To read our general overview of the Dodd-Frank Act and its coming deadlines, please click here.

To read our library of writings on Dodd-Frank, please click here.

1 The Act defines “swap” broadly to include virtually all OTC derivatives, including foreign exchange transactions.  However, the Secretary of the Treasury is charged with determining whether foreign exchange swaps and foreign exchange forwards (which are defined broadly and may include certain transactions generally considered to be spot transactions) should not be regulated as swaps (other than for purposes of the Act’s reporting requirements and business conduct standards).  Currency options are not expressly included as part of the category of foreign exchange products for which the Secretary of the Treasury is charged with making a determination.

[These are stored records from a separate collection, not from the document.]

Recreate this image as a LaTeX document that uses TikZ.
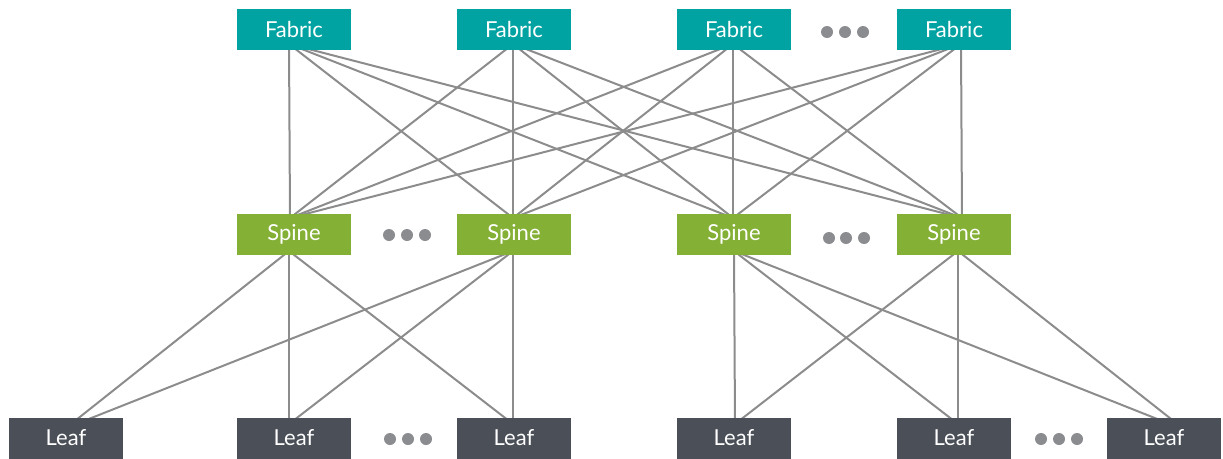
\documentclass[tikz,border=0pt]{standalone}
\usepackage{fontspec}
\setmainfont{Lato}
\usetikzlibrary{backgrounds}
\definecolor{fabriccol}{HTML}{00A3A1}
\definecolor{spinecol}{HTML}{84B035}
\definecolor{leafcol}{HTML}{4A4F58}
\definecolor{linecol}{HTML}{8C8C8C}
\definecolor{dotcol}{HTML}{8A8C8F}
\tikzset{
  box/.style={minimum width=114pt, minimum height=41pt, inner sep=0pt, text=white, font=\fontsize{22}{25}\selectfont},
  fabricbox/.style={box, fill=fabriccol},
  spinebox/.style={box, fill=spinecol},
  leafbox/.style={box, fill=leafcol},
  link/.style={draw=linecol, line width=2pt},
  dotmark/.style={circle, fill=dotcol, inner sep=0pt, minimum size=12pt}
}
\begin{document}
\begin{tikzpicture}[x=1pt,y=-1pt]
\useasboundingbox (0,0) rectangle (1223,458);
% boxes
\node[fabricbox] (F1) at (294,29.5) {Fabric};
\node[fabricbox] (F2) at (514,29.5) {Fabric};
\node[fabricbox] (F3) at (734,29.5) {Fabric};
\node[fabricbox] (F4) at (954,29.5) {Fabric};
\node[spinebox] (S1) at (294,234.5) {Spine};
\node[spinebox] (S2) at (514,234.5) {Spine};
\node[spinebox] (S3) at (734,234.5) {Spine};
\node[spinebox] (S4) at (954,234.5) {Spine};
\node[leafbox] (L1) at (66,438) {Leaf};
\node[leafbox] (L2) at (294,438) {Leaf};
\node[leafbox] (L3) at (514,438) {Leaf};
\node[leafbox] (L4) at (734,438) {Leaf};
\node[leafbox] (L5) at (954,438) {Leaf};
\node[leafbox] (L6) at (1164,438) {Leaf};
% hubs
\coordinate (f1) at (289,44);
\coordinate (f2) at (513,44);
\coordinate (f3) at (733,44);
\coordinate (f4) at (961,44);
\coordinate (s1t) at (290,218);
\coordinate (s2t) at (513,218);
\coordinate (s3t) at (733,218);
\coordinate (s4t) at (962,218);
\coordinate (s1b) at (289,251);
\coordinate (s2b) at (513,251);
\coordinate (s3b) at (734,251);
\coordinate (s4b) at (958,251);
\coordinate (l1) at (66,428);
\coordinate (l2) at (289,424);
\coordinate (l3) at (513,424);
\coordinate (l4) at (735,424);
\coordinate (l5) at (958,424);
\coordinate (l6) at (1185,430);
\begin{scope}[on background layer]
\foreach \f in {f1,f2,f3,f4}{
  \foreach \s in {s1t,s2t,s3t,s4t}{
    \draw[link] (\f) -- (\s);
  }
}
\foreach \s in {s1b,s2b}{
  \foreach \l in {l1,l2,l3}{
    \draw[link] (\s) -- (\l);
  }
}
\foreach \s in {s3b,s4b}{
  \foreach \l in {l4,l5,l6}{
    \draw[link] (\s) -- (\l);
  }
}
\end{scope}
% dots
\node[dotmark] (d1a) at (827,32) {};
\node[dotmark] (d1b) at (845,32) {};
\node[dotmark] (d1c) at (863,32) {};
\node[dotmark] (d2a) at (389,235) {};
\node[dotmark] (d2b) at (407,235) {};
\node[dotmark] (d2c) at (425,235) {};
\node[dotmark] (d3a) at (829,238) {};
\node[dotmark] (d3b) at (846,238) {};
\node[dotmark] (d3c) at (864,238) {};
\node[dotmark] (d4a) at (390,439) {};
\node[dotmark] (d4b) at (408,439) {};
\node[dotmark] (d4c) at (426,439) {};
\node[dotmark] (d5a) at (1041,439) {};
\node[dotmark] (d5b) at (1059,439) {};
\node[dotmark] (d5c) at (1077,439) {};
\end{tikzpicture}
\end{document}
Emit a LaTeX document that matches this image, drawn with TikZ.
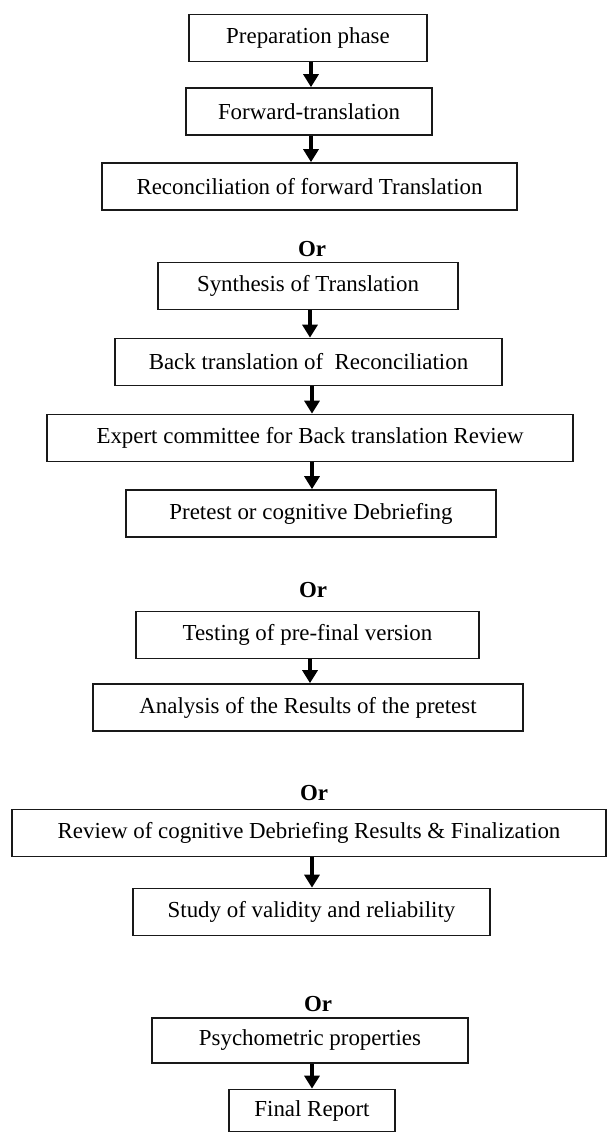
\documentclass[tikz,border=0pt]{standalone}
\usepackage{fontspec}
\setmainfont{Liberation Serif}
\usetikzlibrary{arrows.meta}
\begin{document}
\begin{tikzpicture}[x=1bp,y=-1bp,
  box/.style={draw=black!90, line width=1.7bp, minimum height=47bp, inner sep=0pt,
              font=\fontsize{23}{26}\selectfont, text=black},
  ortext/.style={font=\fontsize{23}{26}\selectfont\bfseries, text=black, inner sep=0pt},
  arr/.style={draw=black, line width=3.4bp, -{Triangle[length=13bp,width=15bp]}}]
\useasboundingbox (0,0) rectangle (609,1133);
\fill[white] (0,0) rectangle (609,1133);

\node[box, minimum width=238bp] (prep) at (308,38) {Preparation phase};
\node[box, minimum width=246bp] (fwd) at (309,111.5) {Forward-translation};
\node[box, minimum width=415bp] (recon) at (309.5,186.5) {Reconciliation of forward Translation};
\node[ortext] (or1) at (312,249) {Or};
\node[box, minimum width=300bp] (synth) at (308,286) {Synthesis of Translation};
\node[box, minimum width=387bp] (back) at (308.5,362) {Back translation of\ \ Reconciliation};
\node[box, minimum width=526bp] (expert) at (310,438) {Expert committee for Back translation Review};
\node[box, minimum width=370bp] (pretest) at (311,513.5) {Pretest or cognitive Debriefing};
\node[ortext] (or2) at (313,590) {Or};
\node[box, minimum width=343bp] (testing) at (307.5,635) {Testing of pre-final version};
\node[box, minimum width=430bp] (analysis) at (308,707.5) {Analysis of the Results of the pretest};
\node[ortext] (or3) at (314,793) {Or};
\node[box, minimum width=594bp] (review) at (309,833) {Review of cognitive Debriefing Results \& Finalization};
\node[box, minimum width=357bp] (study) at (311.5,912) {Study of validity and reliability};
\node[ortext] (or4) at (318,1004) {Or};
\node[box, minimum width=316bp, minimum height=45bp] (psycho) at (310,1040.5) {Psychometric properties};
\node[box, minimum width=166bp, minimum height=42bp] (final) at (312,1110.5) {Final Report};

\draw[arr] (prep.south -| 311,0) -- (fwd.north -| 311,0);
\draw[arr] (fwd.south -| 311,0) -- (recon.north -| 311,0);
\draw[arr] (synth.south -| 310,0) -- (back.north -| 310,0);
\draw[arr] (back.south -| 312,0) -- (expert.north -| 312,0);
\draw[arr] (expert.south -| 312,0) -- (pretest.north -| 312,0);
\draw[arr] (testing.south -| 310,0) -- (analysis.north -| 310,0);
\draw[arr] (review.south -| 312,0) -- (study.north -| 312,0);
\draw[arr] (psycho.south -| 312,0) -- (final.north -| 312,0);
\end{tikzpicture}
\end{document}
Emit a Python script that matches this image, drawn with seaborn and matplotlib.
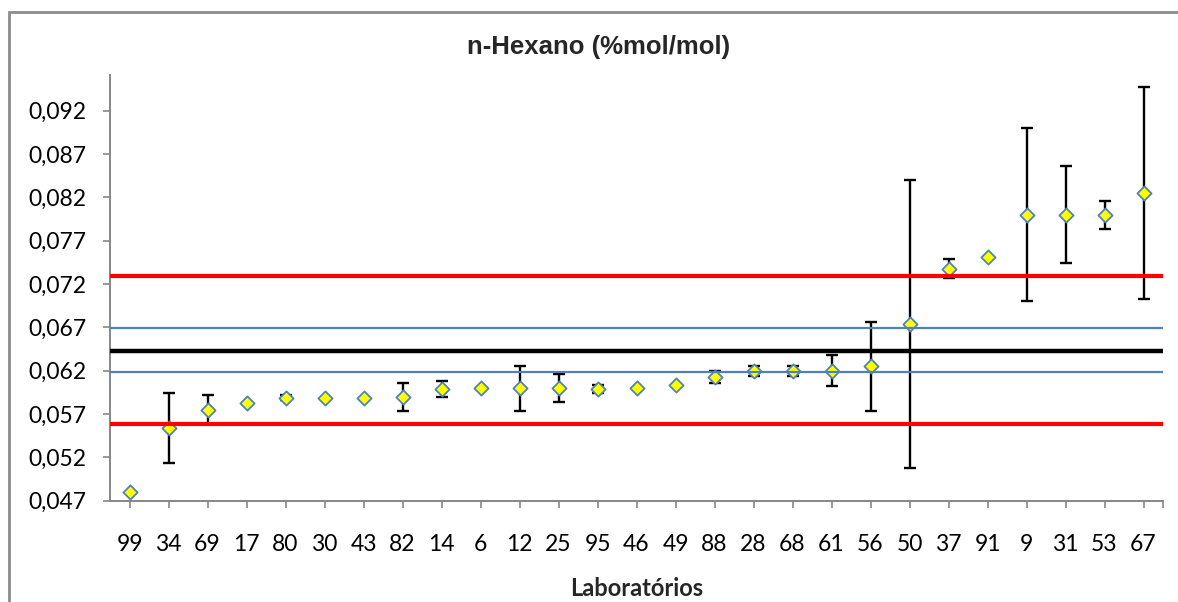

2  The Act defines “security-based swap” to include swaps based on narrow-based security indices, a single security or loan, or the occurrence of an event relating to a single issuer of a security or a narrow-based security index.  Equity derivatives and some credit derivatives are likely to be classified as security-based swaps, although market participants will look to the CFTC and SEC for guidance where ambiguity exists.

3 A “financial entity” includes swap dealers, security-based swap dealers, major swap participants, major security-based swap participants, commodity pools, private investment funds, ERISA plans and persons predominantly engaged in banking or financial activities.  Exceptions exist for affiliates who enter into derivatives in order to hedge commercial risks related to the purchase or lease of products manufactured by such affiliated entities.

4 Permissible investments for national banks generally are considered to include debt instruments, foreign exchanges and certain precious metals but not equity securities, energy products or agricultural commodities.